--- start of Supplied information ---

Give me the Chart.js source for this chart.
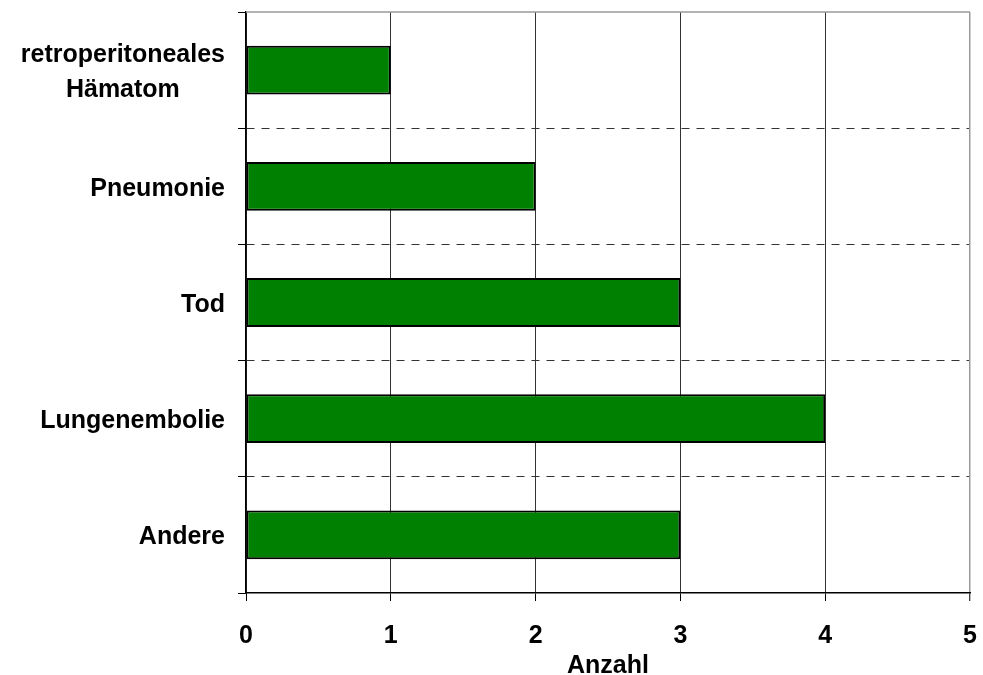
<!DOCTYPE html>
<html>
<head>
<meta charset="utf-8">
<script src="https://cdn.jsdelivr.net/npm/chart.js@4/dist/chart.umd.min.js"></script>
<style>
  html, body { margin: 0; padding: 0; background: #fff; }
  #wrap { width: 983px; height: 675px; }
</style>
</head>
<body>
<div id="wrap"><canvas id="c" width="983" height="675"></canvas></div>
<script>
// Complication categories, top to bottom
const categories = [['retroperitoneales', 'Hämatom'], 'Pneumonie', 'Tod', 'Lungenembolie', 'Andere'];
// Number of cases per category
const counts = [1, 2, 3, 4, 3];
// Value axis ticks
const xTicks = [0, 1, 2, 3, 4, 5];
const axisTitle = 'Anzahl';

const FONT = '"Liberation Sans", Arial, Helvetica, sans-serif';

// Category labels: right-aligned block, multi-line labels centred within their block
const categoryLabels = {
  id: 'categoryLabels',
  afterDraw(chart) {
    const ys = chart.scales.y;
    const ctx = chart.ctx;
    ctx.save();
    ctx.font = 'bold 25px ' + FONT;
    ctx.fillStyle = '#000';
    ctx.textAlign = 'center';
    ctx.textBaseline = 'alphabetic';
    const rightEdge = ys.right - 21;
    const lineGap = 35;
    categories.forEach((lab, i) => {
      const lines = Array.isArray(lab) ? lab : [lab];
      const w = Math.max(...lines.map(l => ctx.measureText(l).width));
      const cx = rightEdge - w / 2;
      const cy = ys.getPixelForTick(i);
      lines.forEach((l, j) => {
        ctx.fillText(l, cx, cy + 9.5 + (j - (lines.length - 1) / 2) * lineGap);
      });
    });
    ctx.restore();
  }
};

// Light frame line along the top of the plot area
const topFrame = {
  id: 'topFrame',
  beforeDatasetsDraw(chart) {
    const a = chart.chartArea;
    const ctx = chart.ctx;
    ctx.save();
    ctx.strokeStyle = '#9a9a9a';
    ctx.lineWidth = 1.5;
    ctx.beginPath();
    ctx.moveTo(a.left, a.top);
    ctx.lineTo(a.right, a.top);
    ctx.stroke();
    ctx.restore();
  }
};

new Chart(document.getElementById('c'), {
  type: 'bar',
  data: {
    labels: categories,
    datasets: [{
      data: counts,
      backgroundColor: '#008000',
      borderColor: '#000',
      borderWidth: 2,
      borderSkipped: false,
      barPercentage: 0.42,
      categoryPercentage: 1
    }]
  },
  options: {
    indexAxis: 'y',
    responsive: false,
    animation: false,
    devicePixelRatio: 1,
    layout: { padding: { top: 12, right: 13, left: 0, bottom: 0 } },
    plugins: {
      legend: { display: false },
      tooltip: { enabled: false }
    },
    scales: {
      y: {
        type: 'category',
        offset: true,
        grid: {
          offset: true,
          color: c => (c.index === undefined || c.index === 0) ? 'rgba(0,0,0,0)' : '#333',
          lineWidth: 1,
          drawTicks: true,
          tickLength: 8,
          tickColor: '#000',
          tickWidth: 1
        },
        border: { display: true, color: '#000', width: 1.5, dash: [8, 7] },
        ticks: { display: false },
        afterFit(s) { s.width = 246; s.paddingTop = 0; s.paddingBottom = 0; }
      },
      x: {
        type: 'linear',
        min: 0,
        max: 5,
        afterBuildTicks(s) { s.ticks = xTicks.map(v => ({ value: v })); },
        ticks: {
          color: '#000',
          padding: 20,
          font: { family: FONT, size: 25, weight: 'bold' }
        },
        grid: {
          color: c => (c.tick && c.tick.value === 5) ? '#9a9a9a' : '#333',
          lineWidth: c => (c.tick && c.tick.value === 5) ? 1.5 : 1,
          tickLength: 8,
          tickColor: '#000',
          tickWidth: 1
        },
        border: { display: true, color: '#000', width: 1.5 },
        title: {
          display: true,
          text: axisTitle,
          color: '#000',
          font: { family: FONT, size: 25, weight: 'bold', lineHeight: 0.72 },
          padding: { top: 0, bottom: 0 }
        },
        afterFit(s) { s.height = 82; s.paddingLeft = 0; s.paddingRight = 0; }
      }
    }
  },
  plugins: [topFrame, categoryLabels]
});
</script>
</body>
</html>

--- end of Supplied information ---

▸ Problem description:
Leave out the pictures and print every line of the data exactly.

▸ Answer in full:
Give me the Chart.js source for this chart.
<!DOCTYPE html>
<html>
<head>
<meta charset="utf-8">
<script src="https://cdn.jsdelivr.net/npm/chart.js@4/dist/chart.umd.min.js"></script>
<style>
  html, body { margin: 0; padding: 0; background: #fff; }
  #wrap { width: 983px; height: 675px; }
</style>
</head>
<body>
<div id="wrap"><canvas id="c" width="983" height="675"></canvas></div>
<script>
// Complication categories, top to bottom
const categories = [['retroperitoneales', 'Hämatom'], 'Pneumonie', 'Tod', 'Lungenembolie', 'Andere'];
// Number of cases per category
const counts = [1, 2, 3, 4, 3];
// Value axis ticks
const xTicks = [0, 1, 2, 3, 4, 5];
const axisTitle = 'Anzahl';

const FONT = '"Liberation Sans", Arial, Helvetica, sans-serif';

// Category labels: right-aligned block, multi-line labels centred within their block
const categoryLabels = {
  id: 'categoryLabels',
  afterDraw(chart) {
    const ys = chart.scales.y;
    const ctx = chart.ctx;
    ctx.save();
    ctx.font = 'bold 25px ' + FONT;
    ctx.fillStyle = '#000';
    ctx.textAlign = 'center';
    ctx.textBaseline = 'alphabetic';
    const rightEdge = ys.right - 21;
    const lineGap = 35;
    categories.forEach((lab, i) => {
      const lines = Array.isArray(lab) ? lab : [lab];
      const w = Math.max(...lines.map(l => ctx.measureText(l).width));
      const cx = rightEdge - w / 2;
      const cy = ys.getPixelForTick(i);
      lines.forEach((l, j) => {
        ctx.fillText(l, cx, cy + 9.5 + (j - (lines.length - 1) / 2) * lineGap);
      });
    });
    ctx.restore();
  }
};

// Light frame line along the top of the plot area
const topFrame = {
  id: 'topFrame',
  beforeDatasetsDraw(chart) {
    const a = chart.chartArea;
    const ctx = chart.ctx;
    ctx.save();
    ctx.strokeStyle = '#9a9a9a';
    ctx.lineWidth = 1.5;
    ctx.beginPath();
    ctx.moveTo(a.left, a.top);
    ctx.lineTo(a.right, a.top);
    ctx.stroke();
    ctx.restore();
  }
};

new Chart(document.getElementById('c'), {
  type: 'bar',
  data: {
    labels: categories,
    datasets: [{
      data: counts,
      backgroundColor: '#008000',
      borderColor: '#000',
      borderWidth: 2,
      borderSkipped: false,
      barPercentage: 0.42,
      categoryPercentage: 1
    }]
  },
  options: {
    indexAxis: 'y',
    responsive: false,
    animation: false,
    devicePixelRatio: 1,
    layout: { padding: { top: 12, right: 13, left: 0, bottom: 0 } },
    plugins: {
      legend: { display: false },
      tooltip: { enabled: false }
    },
    scales: {
      y: {
        type: 'category',
        offset: true,
        grid: {
          offset: true,
          color: c => (c.index === undefined || c.index === 0) ? 'rgba(0,0,0,0)' : '#333',
          lineWidth: 1,
          drawTicks: true,
          tickLength: 8,
          tickColor: '#000',
          tickWidth: 1
        },
        border: { display: true, color: '#000', width: 1.5, dash: [8, 7] },
        ticks: { display: false },
        afterFit(s) { s.width = 246; s.paddingTop = 0; s.paddingBottom = 0; }
      },
      x: {
        type: 'linear',
        min: 0,
        max: 5,
        afterBuildTicks(s) { s.ticks = xTicks.map(v => ({ value: v })); },
        ticks: {
          color: '#000',
          padding: 20,
          font: { family: FONT, size: 25, weight: 'bold' }
        },
        grid: {
          color: c => (c.tick && c.tick.value === 5) ? '#9a9a9a' : '#333',
          lineWidth: c => (c.tick && c.tick.value === 5) ? 1.5 : 1,
          tickLength: 8,
          tickColor: '#000',
          tickWidth: 1
        },
        border: { display: true, color: '#000', width: 1.5 },
        title: {
          display: true,
          text: axisTitle,
          color: '#000',
          font: { family: FONT, size: 25, weight: 'bold', lineHeight: 0.72 },
          padding: { top: 0, bottom: 0 }
        },
        afterFit(s) { s.height = 82; s.paddingLeft = 0; s.paddingRight = 0; }
      }
    }
  },
  plugins: [topFrame, categoryLabels]
});
</script>
</body>
</html>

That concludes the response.